Judy Rebick
The
social summit held recently in Porte Allegre Brazil seems to have inspired
everyone who attended that, in the slogan of the conference, a better world is
possible.
But
in all the discussion of events at the Social Summit, I have seen little about
the inspiring experiment in participatory democracy that the city of Porte
Alegre has been living over the last decade. While I couldn’t attend the
Social Summit, I have had the pleasure of meeting Lula de Silva, the charismatic
leader of the Workers Party when he was was passing through Toronto on speaking
tours.
Lula,
as everyone calls him, is a steelworker with an incredible ability to make
complex ideas almost into popular poetry. In Brazil, he is as popular as a rock
star.
“The
people of the world need to develop a new vision of a fairer society,” he told
a Toronto audience a couple of years ago. The democratic participation of people
in their society, he said, has to be the centre of that new vision. He calls it
social citizenship, a new kind of democracy.
“Do
we have democracy only to have the right to cry out in hunger?” he asked. What
was the meaning of political democracy in Brazil if so much of the population
was struggling just to survive. In a developing country like Brazil where so
many live in poverty the simple question has revolutionary implications. In the
cities and regions where the PT is in power they have put their ideas into
practice involving ordinary citizens in decisions that affect their lives.
Lula
says the PT does not have a new road map but they learning from their experience
as they go. “Where we are in power, we turn neo-liberalism on its head.
That’s our starting point,” he explains. “We start from the needs of the
people, not the needs of capital.”
In
Porto Alegre, citizens actually decide on municipal priorities through the
participatory budget (OP). Parallel to the usual city counselors, citizens are
elected every year from 16 geographically and socially distinct sectors that
handle local problems.

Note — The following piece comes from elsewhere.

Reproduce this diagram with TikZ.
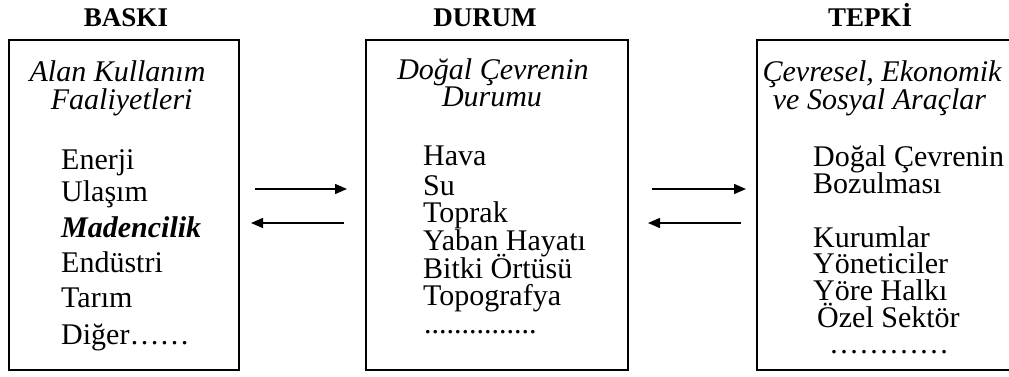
\documentclass[tikz,border=0pt]{standalone}
\usepackage{fontspec}
\setmainfont{Liberation Serif}
\usetikzlibrary{arrows.meta}
\tikzset{
  boxframe/.style={draw, line width=1.5pt, inner sep=0pt},
  ttl/.style={font=\fontsize{27}{30}\selectfont\bfseries, anchor=base, inner sep=0pt},
  hdr/.style={font=\fontsize{30}{33}\selectfont\itshape, anchor=base, inner sep=0pt, text height=20pt, text depth=5pt},
  item/.style={font=\fontsize{30}{33}\selectfont, anchor=base west, inner sep=0pt, text height=20pt, text depth=5pt},
  link/.style={line width=1.5pt, -{Triangle[length=12pt,width=10pt]}}
}
\begin{document}
\begin{tikzpicture}[x=1pt,y=-1pt]
\useasboundingbox (0,0) rectangle (1009,377);
% boxes
\node[boxframe, minimum width=230pt, minimum height=330pt] (b1) at (124,205) {};
\node[boxframe, minimum width=262pt, minimum height=330pt] (b2) at (497,205) {};
\draw[line width=1.5pt] (1012,40) -- (757,40) -- (757,370) -- (1012,370);
\coordinate (b3w) at (757,205);
% titles
\node[ttl] (t1) at (126,27) {BASKI};
\node[ttl] (t2) at (485,27) {DURUM};
\node[ttl] (t3) at (870,27) {TEPKİ};
% box 1
\node[hdr] (h1a) at (117.5,82) {Alan Kullanım};
\node[hdr] (h1b) at (121.7,110) {Faaliyetleri};
\node[item] (e1) at (61,169) {Enerji};
\node[item] (e2) at (61,201) {Ulaşım};
\node[item, font=\fontsize{30}{33}\selectfont\bfseries\itshape] (e3) at (61,237) {Madencilik};
\node[item] (e4) at (61,272) {Endüstri};
\node[item] (e5) at (61,307) {Tarım};
\node[item] (e6) at (61,344) {Diğer……};
% box 2
\node[hdr] (h2a) at (493,80) {Doğal Çevrenin};
\node[hdr] (h2b) at (492,107) {Durumu};
\node[item] (d1) at (423,165) {Hava};
\node[item] (d2) at (423,195) {Su};
\node[item] (d3) at (423,222) {Toprak};
\node[item] (d4) at (423,250) {Yaban Hayatı};
\node[item] (d5) at (423,278) {Bitki Örtüsü};
\node[item] (d6) at (423,305) {Topografya};
\node[item] (d7) at (424,333) {...............};
% box 3
\node[hdr] (h3a) at (882,82) {Çevresel, Ekonomik};
\node[hdr] (h3b) at (879.5,110) {ve Sosyal Araçlar};
\node[item] (r1) at (813,167) {Doğal Çevrenin};
\node[item] (r2) at (813,193) {Bozulması};
\node[item] (r3) at (813,247) {Kurumlar};
\node[item] (r4) at (813,273) {Yöneticiler};
\node[item] (r5) at (813,300) {Yöre Halkı};
\node[item] (r6) at (817,327) {Özel Sektör};
\node[item] (r7) at (829,353) {…………};
% arrows
\coordinate (a1s) at (255,189);
\coordinate (a1e) at (347,189);
\coordinate (a2s) at (344,223);
\coordinate (a2e) at (251,223);
\coordinate (a3s) at (652,189);
\coordinate (a3e) at (746,189);
\coordinate (a4s) at (741,223);
\coordinate (a4e) at (648,223);
\draw[link] (a1s) -- (a1e);
\draw[link] (a2s) -- (a2e);
\draw[link] (a3s) -- (a3e);
\draw[link] (a4s) -- (a4e);
\end{tikzpicture}
\end{document}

In March and April, in the early stages of the OP a
progress report on decisions made the previous year is presented and debated by
the citizen forums in each sector. They then elect two representatives and two
alternates who serve unpaid for one year only on the OP council. Each of the 16
citizens assemblies in addition to electing their representatives on the city
wide budget council decide what service and spending priorities they want to see
in the coming year. These proposals are forwarded to the municipal council. At
the same time the delegates to the city-wide budget council attend training
sessions on municipal finances. The process, based on the initial applications
from the regional and sectoral assemblies, goes back and forth between municipal
bureaucrats, the OP council and then finally the mayor and the municipal
council, which has the sole authority to actually adopt the budget. By now we
are in mid-July when the legal force of universal suffrage and representative
democracy in the persons of the 33 municipal councillors elected for four years
meets with the grass roots power of direct democracy embodied in the 40 or so OP
councillors supported by hundreds of delegates who have participated in the
regional and sectoral forums and some 20,000 citizens who have taken an active
part in the various stages of the OP. It is the OP that debates discusses and
amends the plan for the new year between October 1 and December. The Municipal
Council has the final say but it is understood that they will make only minor
changes to the OP proposal.
What
is so exciting about the Participatory Budget in Brazil’s Gaucho country is
the interaction between active citizens, elected politicians and career
officials. Instead of playing an advisory role, as do many citizens bodies in
our political system, the regional and sectoral assemblies actually discuss and
debate budget priorities. In my neighbourhood, for example, we might decide that
a new school is more important than improvements to the highway.
Those
living and working in the community would decide on the priorities that directly
effect our lives. Community interest, not party politics, or personal gain
become the centre of decision making. More importantly, instead of complaining
about the decisions someone else is making on my behalf, I can choose to become
a significant participant in the process for one year or two. I don’t have to
give up my job and decide on a career in the politics. On the contrary, it is my
day to day life in the community that best qualifies me for participation in the
deciding priorities for my community.
On
the other hand, popular assemblies are not enough. Even if our citizen’s
assembly decide on the school, perhaps in the next region, they have many more
children crowded into a single school. The overall municipal budget has to
decide how much money to devote to each project. If citizen’s are only
involved at the neighbourhood level, then decisions are left to professional
politicians and bureaucrats. Electing delegates from the assemblies to a city
wide budget council ensures that direct democratic input continues throughout
the entire process. The OP process also recognizes that no matter how open and
welcoming a direct democracy process is, it will always involve a small minority
of citizens so the largest number of citizens participate in the usual fashion
of representative democracy. The OP is an example of how direct democracy and
representative democracy can work together.